** start of Supplied material **

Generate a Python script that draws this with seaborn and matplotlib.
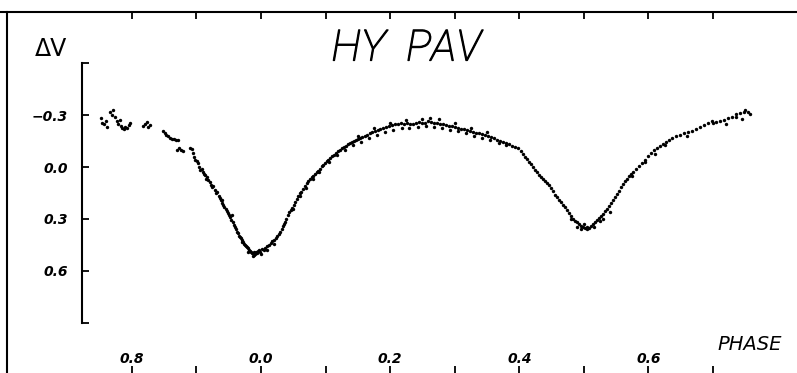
import matplotlib
matplotlib.use('Agg')
import matplotlib.pyplot as plt
import matplotlib.patheffects as pe
import seaborn as sns
import pandas as pd

# --- light curve of HY Pav ---
phase = [-0.248, -0.246, -0.243, -0.240, -0.238, -0.234, -0.231, -0.229, -0.226, -0.223,
         -0.221, -0.218, -0.217, -0.215, -0.212, -0.211, -0.207, -0.204, -0.203, -0.183,
         -0.180, -0.176, -0.175, -0.172, -0.152, -0.149, -0.147, -0.144, -0.141, -0.138,
         -0.135, -0.132, -0.128, -0.130, -0.127, -0.124, -0.121, -0.110, -0.107, -0.105,
         -0.104, -0.102, -0.099, -0.098, -0.096, -0.094, -0.091, -0.090, -0.088, -0.087,
         -0.084, -0.085, -0.082, -0.079, -0.077, -0.076, -0.074, -0.071, -0.070, -0.068,
         -0.065, -0.063, -0.062, -0.060, -0.059, -0.057, -0.054, -0.053, -0.051, -0.050,
         -0.048, -0.046, -0.043, -0.042, -0.040, -0.039, -0.037, -0.036, -0.034, -0.033,
         -0.031, -0.029, -0.028, -0.026, -0.025, -0.023, -0.022, -0.020, -0.019, -0.017,
         -0.015, -0.014, -0.012, -0.011, -0.009, -0.008, -0.006, -0.005, -0.003, -0.002,
         0.002, 0.005, 0.006, 0.009, 0.012, 0.015, 0.017, 0.020, 0.023, 0.025,
         0.028, 0.029, 0.033, 0.034, 0.037, 0.039, 0.042, 0.043, 0.046, 0.048,
         0.051, 0.053, 0.056, 0.057, 0.060, 0.062, 0.065, 0.068, 0.071, 0.073,
         0.076, 0.079, 0.080, 0.084, 0.087, 0.088, 0.091, 0.094, 0.096, 0.099,
         0.102, 0.104, 0.107, 0.110, 0.113, 0.116, 0.119, 0.122, 0.125, 0.128,
         0.132, 0.135, 0.138, 0.141, 0.144, 0.147, 0.150, 0.153, 0.156, 0.161,
         0.164, 0.169, 0.172, 0.176, 0.181, 0.184, 0.189, 0.193, 0.198, 0.203,
         0.207, 0.212, 0.217, 0.221, 0.226, 0.231, 0.235, 0.240, 0.245, 0.249,
         0.254, 0.259, 0.263, 0.268, 0.272, 0.277, 0.282, 0.286, 0.291, 0.296,
         0.300, 0.305, 0.310, 0.314, 0.319, 0.324, 0.328, 0.333, 0.337, 0.342,
         0.347, 0.351, 0.356, 0.361, 0.365, 0.370, 0.375, 0.379, 0.384, 0.389,
         0.393, 0.398, 0.402, 0.406, 0.409, 0.412, 0.415, 0.418, 0.421, 0.424,
         0.427, 0.430, 0.433, 0.437, 0.440, 0.443, 0.446, 0.449, 0.452, 0.455,
         0.458, 0.461, 0.464, 0.467, 0.471, 0.474, 0.477, 0.480, 0.483, 0.486,
         0.489, 0.492, 0.495, 0.498, 0.502, 0.505, 0.508, 0.511, 0.514, 0.517,
         0.520, 0.523, 0.526, 0.529, 0.533, 0.536, 0.539, 0.542, 0.545, 0.548,
         0.551, 0.554, 0.557, 0.560, 0.563, 0.567, 0.570, 0.573, 0.576, 0.580,
         0.585, 0.590, 0.594, 0.599, 0.604, 0.608, 0.613, 0.618, 0.622, 0.627,
         0.632, 0.636, 0.642, 0.649, 0.655, 0.661, 0.667, 0.673, 0.680, 0.686,
         0.692, 0.698, 0.704, 0.711, 0.717, 0.723, 0.729, 0.735, 0.741, 0.748,
         0.754, 0.757]
dmag = [-0.283, -0.254, -0.248, -0.265, -0.231, -0.317, -0.300, -0.329, -0.289, -0.265,
        -0.248, -0.271, -0.237, -0.225, -0.219, -0.231, -0.225, -0.242, -0.254, -0.237,
        -0.248, -0.260, -0.231, -0.242, -0.208, -0.196, -0.185, -0.179, -0.167, -0.162,
        -0.162, -0.156, -0.156, -0.098, -0.110, -0.098, -0.092, -0.110, -0.104, -0.081,
        -0.058, -0.040, -0.035, -0.023, 0.000, 0.017, 0.012, 0.029, 0.040, 0.046,
        0.058, 0.069, 0.075, 0.087, 0.104, 0.115, 0.110, 0.133, 0.150, 0.144,
        0.167, 0.179, 0.190, 0.208, 0.219, 0.231, 0.242, 0.254, 0.265, 0.277,
        0.289, 0.306, 0.317, 0.335, 0.346, 0.358, 0.375, 0.381, 0.398, 0.404,
        0.410, 0.421, 0.433, 0.444, 0.450, 0.456, 0.462, 0.467, 0.479, 0.485,
        0.490, 0.496, 0.514, 0.508, 0.502, 0.490, 0.496, 0.485, 0.479, 0.490,
        0.473, 0.479, 0.467, 0.456, 0.450, 0.438, 0.427, 0.421, 0.410, 0.398,
        0.387, 0.375, 0.358, 0.340, 0.317, 0.300, 0.277, 0.260, 0.248, 0.237,
        0.219, 0.202, 0.185, 0.167, 0.150, 0.144, 0.127, 0.110, 0.092, 0.081,
        0.069, 0.058, 0.052, 0.040, 0.029, 0.023, 0.012, -0.006, -0.012, -0.023,
        -0.035, -0.040, -0.052, -0.063, -0.069, -0.081, -0.092, -0.098, -0.110, -0.115,
        -0.121, -0.133, -0.138, -0.144, -0.150, -0.156, -0.162, -0.167, -0.173, -0.179,
        -0.185, -0.196, -0.202, -0.208, -0.214, -0.219, -0.225, -0.231, -0.237, -0.242,
        -0.248, -0.248, -0.254, -0.248, -0.254, -0.248, -0.248, -0.254, -0.260, -0.254,
        -0.254, -0.265, -0.260, -0.254, -0.254, -0.248, -0.248, -0.242, -0.237, -0.237,
        -0.231, -0.225, -0.219, -0.219, -0.214, -0.208, -0.202, -0.196, -0.196, -0.190,
        -0.185, -0.179, -0.173, -0.167, -0.156, -0.150, -0.144, -0.138, -0.133, -0.121,
        -0.115, -0.110, -0.092, -0.075, -0.058, -0.046, -0.029, -0.017, 0.000, 0.017,
        0.029, 0.046, 0.058, 0.069, 0.081, 0.092, 0.104, 0.121, 0.138, 0.162,
        0.173, 0.190, 0.202, 0.219, 0.231, 0.248, 0.265, 0.283, 0.300, 0.312,
        0.317, 0.329, 0.340, 0.346, 0.352, 0.358, 0.352, 0.340, 0.329, 0.317,
        0.306, 0.294, 0.283, 0.271, 0.254, 0.242, 0.225, 0.208, 0.190, 0.173,
        0.156, 0.138, 0.115, 0.098, 0.081, 0.069, 0.052, 0.040, 0.029, 0.012,
        -0.006, -0.023, -0.040, -0.063, -0.081, -0.098, -0.110, -0.121, -0.133, -0.144,
        -0.156, -0.167, -0.179, -0.185, -0.196, -0.202, -0.208, -0.219, -0.231, -0.242,
        -0.254, -0.265, -0.260, -0.265, -0.271, -0.283, -0.289, -0.306, -0.312, -0.317,
        -0.317, -0.306]

# extra scattered observations around the mean curve
phase_extra = [0.105, 0.118, 0.130, 0.142, 0.155, 0.167, 0.180, 0.192, 0.205, 0.218,
               0.230, 0.243, 0.255, 0.268, 0.280, 0.293, 0.305, 0.318, 0.330, 0.343,
               0.355, 0.368, 0.380, 0.150, 0.175, 0.200, 0.225, 0.250, 0.262, 0.275,
               0.300, 0.325, 0.350, -0.060, -0.045, -0.030, -0.020, -0.010, 0.000, 0.010,
               0.020, 0.035, 0.050, 0.060, 0.070, 0.080, 0.090, 0.480, 0.495, 0.505,
               0.515, 0.525, 0.530, 0.540, 0.500, 0.490, 0.575, 0.595, 0.610, 0.625,
               0.660, 0.700, 0.720, 0.735, 0.745, 0.750]
dmag_extra = [-0.030, -0.070, -0.100, -0.125, -0.145, -0.165, -0.185, -0.200, -0.215, -0.225,
              -0.228, -0.232, -0.235, -0.232, -0.228, -0.215, -0.205, -0.195, -0.180, -0.170,
              -0.158, -0.140, -0.125, -0.180, -0.225, -0.255, -0.270, -0.280, -0.285, -0.275,
              -0.255, -0.225, -0.200, 0.190, 0.275, 0.430, 0.490, 0.490, 0.500, 0.480,
              0.445, 0.330, 0.240, 0.170, 0.120, 0.070, 0.030, 0.300, 0.355, 0.345,
              0.345, 0.310, 0.300, 0.260, 0.330, 0.345, 0.050, -0.030, -0.075, -0.125,
              -0.180, -0.255, -0.250, -0.290, -0.280, -0.330]

xticks = [-0.2, -0.1, 0.0, 0.1, 0.2, 0.3, 0.4, 0.5, 0.6, 0.7]
xtick_labels = ['0.8', '', '0.0', '', '0.2', '', '0.4', '', '0.6', '']
yticks = [-0.6, -0.3, 0.0, 0.3, 0.6, 0.9]
ytick_labels = ['', '\u22120.3', '0.0', '0.3', '0.6', '']

df = pd.DataFrame({'phase': phase + phase_extra, 'dV': dmag + dmag_extra})

sns.set_style('white')
plt.rcParams['font.family'] = ['DejaVu Sans']
plt.rcParams['text.color'] = 'black'
plt.rcParams['xtick.color'] = 'black'
plt.rcParams['ytick.color'] = 'black'

W, H = 797, 373
fig = plt.figure(figsize=(W / 100, H / 100), dpi=100)

# outer frame (left edge only; the top edge is the main axes' top spine)
frame = fig.add_axes([7 / W, -0.1, 1, 1.1 - 12 / H])
frame.set_xticks([])
frame.set_yticks([])
for side in ['top', 'right', 'bottom']:
    frame.spines[side].set_visible(False)
frame.spines['left'].set_linewidth(1.5)
frame.spines['left'].set_color('black')

ax = fig.add_axes([0, 0, 1, 1])
ax.patch.set_alpha(0)
sns.scatterplot(data=df, x='phase', y='dV', ax=ax, color='black', s=6,
                linewidth=0, marker='o', legend=False)
ax.set_xlim(-0.404, 0.830)
ax.set_ylim(1.189, -0.964)
ax.set_xlabel('')
ax.set_ylabel('')

ax.spines['right'].set_visible(False)
ax.spines['bottom'].set_visible(False)
ax.spines['top'].set_position(('axes', 1 - 12 / H))
ax.spines['top'].set_linewidth(1.5)
ax.spines['top'].set_color('black')
ax.spines['left'].set_position(('data', -0.277))
ax.spines['left'].set_bounds(-0.6, 0.9)
ax.spines['left'].set_linewidth(1.5)
ax.spines['left'].set_color('black')

ax.set_xticks(xticks)
ax.set_xticklabels(xtick_labels, fontsize=10, fontweight='bold', fontstyle='italic')
ax.set_yticks(yticks)
ax.set_yticklabels(ytick_labels, fontsize=10, fontweight='bold', fontstyle='italic')
ax.tick_params(axis='x', top=True, bottom=True, direction='in', length=5, width=1.3,
               color='black', pad=-15, labeltop=False, labelbottom=True)
ax.tick_params(axis='y', left=True, direction='in', length=5, width=1.3,
               color='black', pad=10)

# thin plotter-style title: hairline face thickened a little with a stroke
fig.text(406 / W, 1 - 49 / H, 'HY  PAV', ha='center', va='center', fontsize=31,
         family=['Roboto', 'DejaVu Sans'], fontweight='light', fontstyle='italic',
         color='black',
         path_effects=[pe.withStroke(linewidth=0.9, foreground='black')])
fig.text(51 / W, 1 - 49 / H, '\u0394V', ha='center', va='center', fontsize=17)
fig.text(750 / W, 1 - 345 / H, 'PHASE', ha='center', va='center', fontsize=14,
         fontstyle='italic')

fig.savefig('out.png', dpi=100)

** end of Supplied material **

(Aim of the exercise): Repeat the listing above up to and including the line with "import pandas as pd", starting from its first line. Drop any pictures.

(Task result):
Generate a Python script that draws this with seaborn and matplotlib.
import matplotlib
matplotlib.use('Agg')
import matplotlib.pyplot as plt
import matplotlib.patheffects as pe
import seaborn as sns
import pandas as pd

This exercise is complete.